Liz Friedman, 49, program director of Mother Woman in Hadley, made a Facebook post about an assault in college involving her professor.

She remembers she did well in the class and the professor used to compliment her. One day, Friedman said, her professor invited her to meet him at the college pub. As they were chatting, he leaned in and grabbed her breasts.

“I was startled, shocked, disgusted, frightened,” she said.

Friedman said she had discovered other women who were assaulted or harassed by the professor. They filed complaints with the school, but nothing happened.

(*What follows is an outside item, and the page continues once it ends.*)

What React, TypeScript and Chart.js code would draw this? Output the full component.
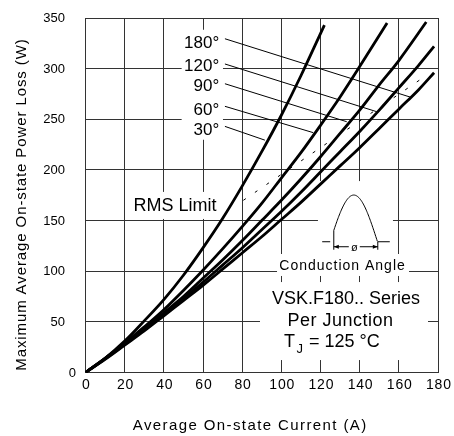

However, those were not the only moments of harassment for Pasha, Ryan and Friedman, who have all experienced verbal harassment on the street.

Pasha said she has often experienced catcalling, men following her and, in one instance, a random man picking her up at a festival and walking off with her. He found it funny, she said.

“It makes you feel uncomfortable,” Pasha said about verbal harassment on the street. Some men who offer unwanted comments get angry when confronted, while others take offense if they're ignored, she said.

Demand for services

From harassment on the street to rape, the Center for Women and Community at the University of Massachusetts has services for people in Hampshire County.

Rebecca Lockwood has been associate director of counseling and rape crisis services at the center for 15 years. Lockwood said over the years she has seen an increase in women coming forward for support and using the center's services.

However, Lockwood said, a rise in service use does not mean there has been an increase in sexual assault. More likely, she said, people feel more comfortable about reaching out for help and asking for support.

The center offers a 24-hour hotline for anyone who has experienced sexual violence as well as counseling service, support groups and educational workshops for the community on bystander intervention and sexual violence prevention.

For the culture to change, Lockwood said, sexual assault is an issue that “takes a community to address.”